**WHAT IS NEEDED:** Copy, exactly as written, the lines that begin at the one containing "Rebuild this chart" and end at the one containing "const off = 0.04;". Skip any pictures in the data below.
☆ ☆ ☆ ☆ ☆ ☆ ☆
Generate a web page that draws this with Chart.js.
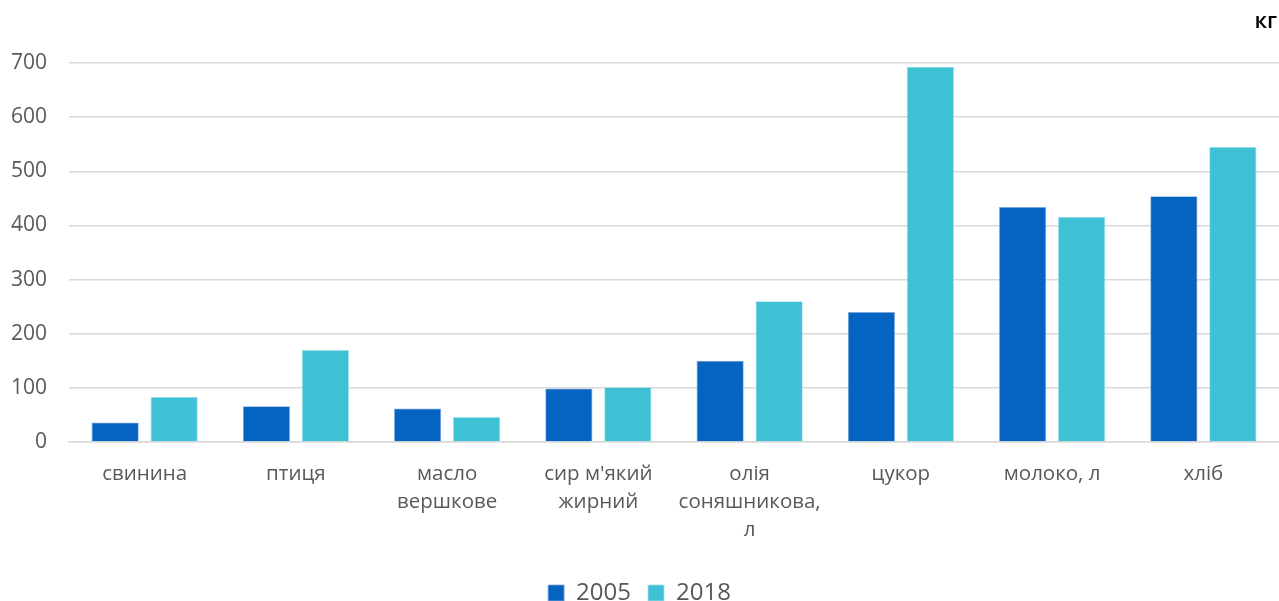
<!DOCTYPE html>
<html><head><meta charset="utf-8">
<script src="https://cdn.jsdelivr.net/npm/chart.js@4/dist/chart.umd.min.js"></script>
<style>html,body{margin:0;padding:0;background:#fff;}#wrap{width:1279px;height:601px;position:relative;}</style>
</head><body>
<div id="wrap"><canvas id="c" width="1279" height="601"></canvas></div>
<script>
const categories = [["свинина"],["птиця"],["масло","вершкове"],["сир м'який","жирний"],["олія","соняшникова,","л"],["цукор"],["молоко, л"],["хліб"]];
const series2005 = [36, 66, 62, 99, 150, 240, 434, 454];
const series2018 = [83, 170, 46, 101, 260, 693, 416, 545];
const yTicks = [0, 100, 200, 300, 400, 500, 600, 700];
const unitLabel = "кг";
const FONT = "'Open Sans', 'Noto Sans', sans-serif";

const unitPlugin = {
  id: 'unit',
  afterDraw(chart) {
    const ctx = chart.ctx;
    ctx.save();
    ctx.font = "600 22px " + FONT;
    ctx.fillStyle = '#000';
    ctx.textAlign = 'right';
    ctx.textBaseline = 'middle';
    ctx.fillText(unitLabel, 1277, 22);
    ctx.restore();
  }
};

new Chart(document.getElementById('c'), {
  type: 'bar',
  data: {
    labels: categories,
    datasets: [
      {label: '2005', data: series2005, backgroundColor: '#0563C1', borderColor: '#7FA9DD', borderWidth: 0.8},
      {label: '2018', data: series2018, backgroundColor: '#3FC1D5', borderColor: '#9EE0EA', borderWidth: 0.8}
    ]
  },
  plugins: [unitPlugin],
  options: {
    responsive: false,
    animation: false,
    maintainAspectRatio: false,
    layout: {padding: {top: 63, right: 0, left: 0, bottom: -14}},
    datasets: {bar: {categoryPercentage: 0.78, barPercentage: 0.8}},
    plugins: {
      tooltip: {enabled: false},
      legend: {
        position: 'bottom',
        labels: {
          font: {family: FONT, size: 24},
          color: '#595959',
          boxWidth: 16, boxHeight: 16,
          padding: 17
        }
      }
    },
    scales: {
      x: {
        grid: {display: false, drawTicks: false},
        border: {display: true, color: '#d9d9d9', width: 1.5},
        ticks: {font: {family: FONT, size: 20.5, lineHeight: 1.37}, color: '#595959', padding: 18, maxRotation: 0, autoSkip: false},
        afterFit(scale) { scale.height = 122; }
      },
      y: {
        min: 0, max: 700,
        afterBuildTicks(scale) { scale.ticks = yTicks.map(v => ({value: v})); },
        grid: {color: '#d9d9d9', lineWidth: 1.5, drawTicks: false},
        border: {display: false},
        ticks: {font: {family: FONT, size: 21}, color: '#595959', padding: 22},
        afterFit(scale) { scale.width = 69; }
      }
    }
  }
});
</script>
</body></html>
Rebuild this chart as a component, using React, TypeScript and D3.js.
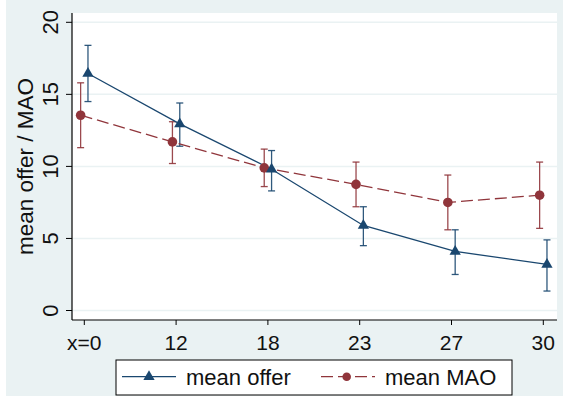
import React from "react";
import * as d3 from "d3";

const categories = ["x=0", "12", "18", "23", "27", "30"];
const offerMean = [16.45, 12.95, 9.8, 5.9, 4.1, 3.2];
const offerHi = [18.4, 14.4, 11.1, 7.2, 5.6, 4.9];
const offerLo = [14.5, 11.4, 8.3, 4.5, 2.5, 1.35];
const maoMean = [13.55, 11.7, 9.9, 8.75, 7.5, 8.0];
const maoHi = [15.8, 13.1, 11.2, 10.3, 9.4, 10.3];
const maoLo = [11.3, 10.2, 8.6, 7.2, 5.6, 5.7];
const yTicks = [0, 5, 10, 15, 20];
const legendLabels = ["mean offer", "mean MAO"];

const W = 563;
const H = 398;
const NAVY = "#1a476f";
const MAROON = "#90353b";
const BG = "#eaf2f3";
const FONT = "'Liberation Sans', Arial, Helvetica, sans-serif";

export default function App() {
  const plot = { left: 72, right: 557, top: 13, bottom: 320 };
  const x = d3.scaleLinear().domain([0, categories.length - 1]).range([84.3, 543.3]);
  const y = d3.scaleLinear().domain([0, 20]).range([310.5, 22.3]);
  const off = 0.04;

  const line = d3
    .line<[number, number]>()
    .x((d) => d[0])
    .y((d) => d[1]);

  const offerPts: [number, number][] = offerMean.map((v, i) => [x(i + off), y(v)]);
  const maoPts: [number, number][] = maoMean.map((v, i) => [x(i - off), y(v)]);

  const tri = d3.symbol().type(d3.symbolTriangle).size(55);

  const errBars = (hi: number[], lo: number[], dx: number, color: string, key: string) =>
    hi.map((h, i) => {
      const cx = x(i + dx);
      return (
        <g key={key + i} stroke={color} strokeWidth={1.3} fill="none" strokeOpacity={0.9}>
          <line x1={cx} x2={cx} y1={y(h)} y2={y(lo[i])} />
          <line x1={cx - 3.5} x2={cx + 3.5} y1={y(h)} y2={y(h)} />
          <line x1={cx - 3.5} x2={cx + 3.5} y1={y(lo[i])} y2={y(lo[i])} />
        </g>
      );
    });

  return (
    <svg
      width={W}
      height={H}
      style={{ position: "absolute", left: 0, top: 0 }}
      fontFamily={FONT}
    >
      <rect x={0} y={0} width={W} height={H} fill="#ffffff" />
      <rect x={6} y={0} width={W - 6} height={396} fill={BG} />
      <rect
        x={plot.left}
        y={plot.top}
        width={plot.right - plot.left}
        height={plot.bottom - plot.top}
        fill="#ffffff"
      />
      {yTicks.map((t) => (
        <g key={"g" + t}>
          <line x1={plot.left} x2={plot.right} y1={y(t)} y2={y(t)} stroke={BG} strokeWidth={1.5} />
          <line x1={66} x2={plot.left} y1={y(t)} y2={y(t)} stroke="#000" strokeWidth={1} />
          <text
            transform={`translate(58,${y(t)}) rotate(-90)`}
            textAnchor="middle"
            fontSize={22}
            fill="#111"
          >
            {t}
          </text>
        </g>
      ))}
      <line x1={plot.left} x2={plot.left} y1={plot.top} y2={plot.bottom} stroke="#000" strokeWidth={1.2} />
      <line x1={plot.left} x2={plot.right} y1={plot.bottom} y2={plot.bottom} stroke="#000" strokeWidth={1.2} />
      {categories.map((c, i) => (
        <g key={"x" + i}>
          <line x1={x(i)} x2={x(i)} y1={plot.bottom} y2={plot.bottom + 5} stroke="#000" strokeWidth={1} />
          <text x={x(i)} y={350} textAnchor="middle" fontSize={21} fill="#111">
            {c}
          </text>
        </g>
      ))}
      <text
        transform={`translate(33,${(plot.top + plot.bottom) / 2}) rotate(-90)`}
        textAnchor="middle"
        fontSize={22.5}
        fill="#111"
      >
        mean offer / MAO
      </text>

      {errBars(maoHi, maoLo, -off, MAROON, "m")}
      {errBars(offerHi, offerLo, off, NAVY, "o")}
      <path d={line(maoPts) || ""} fill="none" stroke={MAROON} strokeWidth={1.3} strokeDasharray="12,5" />
      <path d={line(offerPts) || ""} fill="none" stroke={NAVY} strokeWidth={1.3} />
      {maoPts.map((p, i) => (
        <circle key={"mc" + i} cx={p[0]} cy={p[1]} r={4.8} fill={MAROON} />
      ))}
      {offerPts.map((p, i) => (
        <path key={"ot" + i} d={tri() || ""} transform={`translate(${p[0]},${p[1]})`} fill={NAVY} />
      ))}

      <rect x={116} y={360} width={396} height={35} fill="#fff" stroke="#000" strokeWidth={1} />
      <line x1={122} x2={176} y1={376.7} y2={376.7} stroke={NAVY} strokeWidth={1.3} />
      <path d={tri() || ""} transform="translate(149,376.7)" fill={NAVY} />
      <text x={186} y={384.5} fontSize={22} fill="#111">
        {legendLabels[0]}
      </text>
      <line x1={321} x2={375} y1={376.7} y2={376.7} stroke={MAROON} strokeWidth={1.3} strokeDasharray="12,5" />
      <circle cx={346.7} cy={376.7} r={4.3} fill={MAROON} />
      <text x={385} y={384.5} fontSize={22} fill="#111">
        {legendLabels[1]}
      </text>
    </svg>
  );
}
☆ ☆ ☆ ☆ ☆ ☆ ☆
**ANSWER TO THIS PROBLEM:**
Rebuild this chart as a component, using React, TypeScript and D3.js.
import React from "react";
import * as d3 from "d3";

const categories = ["x=0", "12", "18", "23", "27", "30"];
const offerMean = [16.45, 12.95, 9.8, 5.9, 4.1, 3.2];
const offerHi = [18.4, 14.4, 11.1, 7.2, 5.6, 4.9];
const offerLo = [14.5, 11.4, 8.3, 4.5, 2.5, 1.35];
const maoMean = [13.55, 11.7, 9.9, 8.75, 7.5, 8.0];
const maoHi = [15.8, 13.1, 11.2, 10.3, 9.4, 10.3];
const maoLo = [11.3, 10.2, 8.6, 7.2, 5.6, 5.7];
const yTicks = [0, 5, 10, 15, 20];
const legendLabels = ["mean offer", "mean MAO"];

const W = 563;
const H = 398;
const NAVY = "#1a476f";
const MAROON = "#90353b";
const BG = "#eaf2f3";
const FONT = "'Liberation Sans', Arial, Helvetica, sans-serif";

export default function App() {
  const plot = { left: 72, right: 557, top: 13, bottom: 320 };
  const x = d3.scaleLinear().domain([0, categories.length - 1]).range([84.3, 543.3]);
  const y = d3.scaleLinear().domain([0, 20]).range([310.5, 22.3]);
  const off = 0.04;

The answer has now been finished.